_Directive_
Gather from the listing below each line that includes the word "this", and copy it.

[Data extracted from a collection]
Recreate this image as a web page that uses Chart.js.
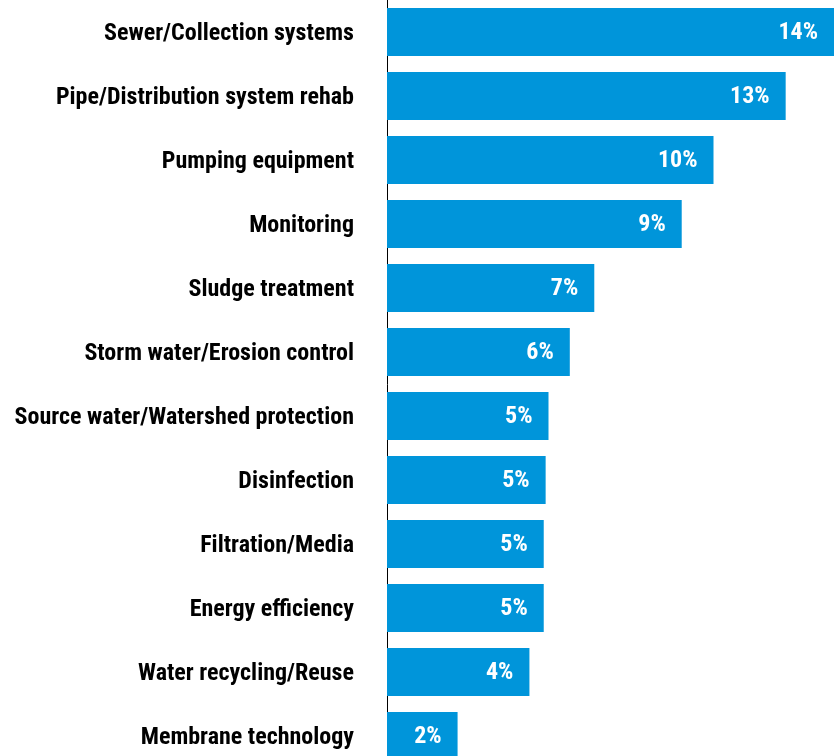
<!DOCTYPE html>
<html>
<head>
<meta charset="utf-8">
<script src="https://cdn.jsdelivr.net/npm/chart.js@4"></script>
<style>
  html, body { margin: 0; padding: 0; background: #fff; overflow: hidden; }
  #wrap { width: 834px; height: 768px; }
</style>
</head>
<body>
<div id="wrap"><canvas id="myChart" width="834" height="768"></canvas></div>
<script>
const categories = [
    "Sewer/Collection systems",
    "Pipe/Distribution system rehab",
    "Pumping equipment",
    "Monitoring",
    "Sludge treatment",
    "Storm water/Erosion control",
    "Source water/Watershed protection",
    "Disinfection",
    "Filtration/Media",
    "Energy efficiency",
    "Water recycling/Reuse",
    "Membrane technology"
];
const shares = [14.06, 12.54, 10.27, 9.27, 6.52, 5.75, 5.08, 4.99, 4.93, 4.93, 4.48, 2.22];

const barColor = "rgb(0, 149, 218)";
const fontFamily = "'Roboto Condensed', 'Liberation Sans Narrow', sans-serif";

window.addEventListener('DOMContentLoaded', () => {
    setChart();
});

// white percentage text at the end of each bar
const valueLabels = {
    id: 'valueLabels',
    afterDatasetsDraw(chart) {
        const ctx = chart.ctx;
        const meta = chart.getDatasetMeta(0);
        ctx.save();
        ctx.fillStyle = '#fff';
        ctx.font = "bold 24px " + fontFamily;
        ctx.textAlign = 'right';
        ctx.textBaseline = 'middle';
        meta.data.forEach((bar, i) => {
            ctx.fillText(Math.round(shares[i]) + '%', bar.x - 16, bar.y + 1);
        });
        ctx.restore();
    }
};

function setChart() {
    const ctx = document.getElementById('myChart').getContext('2d');
    new Chart(ctx, {
        type: 'bar',
        data: {
            labels: categories,
            datasets: [{
                data: shares,
                backgroundColor: barColor,
                borderWidth: 0,
                categoryPercentage: 1,
                barPercentage: 0.75
            }]
        },
        options: {
            indexAxis: 'y',
            responsive: false,
            animation: false,
            layout: { padding: 0 },
            plugins: {
                legend: { display: false },
                tooltip: { enabled: false }
            },
            scales: {
                x: {
                    display: false,
                    min: 0,
                    max: 14.06
                },
                y: {
                    afterFit: (scale) => {
                        scale.width = 387;
                        // tick padding is only wanted sideways, not above/below
                        scale.paddingTop = 0;
                        scale.paddingBottom = 0;
                    },
                    grid: { display: false, drawTicks: false },
                    border: { display: true, color: '#000', width: 1 },
                    ticks: {
                        padding: 33,
                        labelOffset: 2,
                        color: '#000',
                        font: { family: fontFamily, size: 24, weight: 'bold' }
                    }
                }
            }
        },
        plugins: [valueLabels]
    });
}
</script>
</body>
</html>
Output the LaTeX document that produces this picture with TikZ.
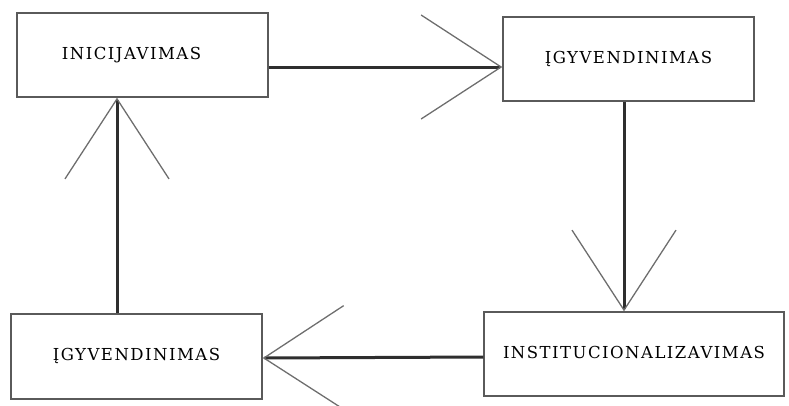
\documentclass[tikz,border=0pt]{standalone}
\usepackage{fontspec}
\setmainfont{DejaVu Serif}[LetterSpace=9]
\usetikzlibrary{arrows.meta}
\definecolor{boxline}{HTML}{5A5A5A}
\definecolor{shaft}{HTML}{2E2E2E}
\definecolor{barb}{HTML}{6E6E6E}
\begin{document}
\begin{tikzpicture}[x=1pt,y=-1pt,
  stage/.style={draw=boxline, line width=1.4pt, fill=white, rectangle,
    inner sep=0pt, font=\fontsize{16.5}{19}\selectfont},
  flow/.style={draw=shaft, line width=3pt,
    -{Straight Barb[length=80pt, width=104pt, line width=1.3pt, color=barb]}}]
\useasboundingbox (0,0) rectangle (789,405);
% the four stages of the cycle
\node[stage, minimum width=251pt, minimum height=84pt] (init) at (142.5,55)
  {\raisebox{1pt}{\hspace*{-22pt}INICIJAVIMAS}};
\node[stage, minimum width=251pt, minimum height=84pt] (impA) at (628.5,59)
  {\raisebox{4pt}{ĮGYVENDINIMAS}};
\node[stage, minimum width=300pt, minimum height=84pt] (inst) at (634,354)
  {\raisebox{4pt}{INSTITUCIONALIZAVIMAS}};
\node[stage, minimum width=251pt, minimum height=85pt] (impB) at (136.5,356.5)
  {\raisebox{4pt}{ĮGYVENDINIMAS}};
% connectors between the stages
\draw[flow] ([yshift=-12pt]init.east) -- ([yshift=-8pt]impA.west);
\draw[flow] ([xshift=-4.5pt]impA.south) -- ([xshift=-10pt]inst.north);
\draw[flow] ([yshift=-3pt]inst.west) -- ([yshift=-1.5pt]impB.east);
\draw[flow] ([xshift=-19.5pt]impB.north) -- ([xshift=-25.5pt]init.south);
\end{tikzpicture}
\end{document}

_The output_
Recreate this image as a web page that uses Chart.js.
Output the LaTeX document that produces this picture with TikZ.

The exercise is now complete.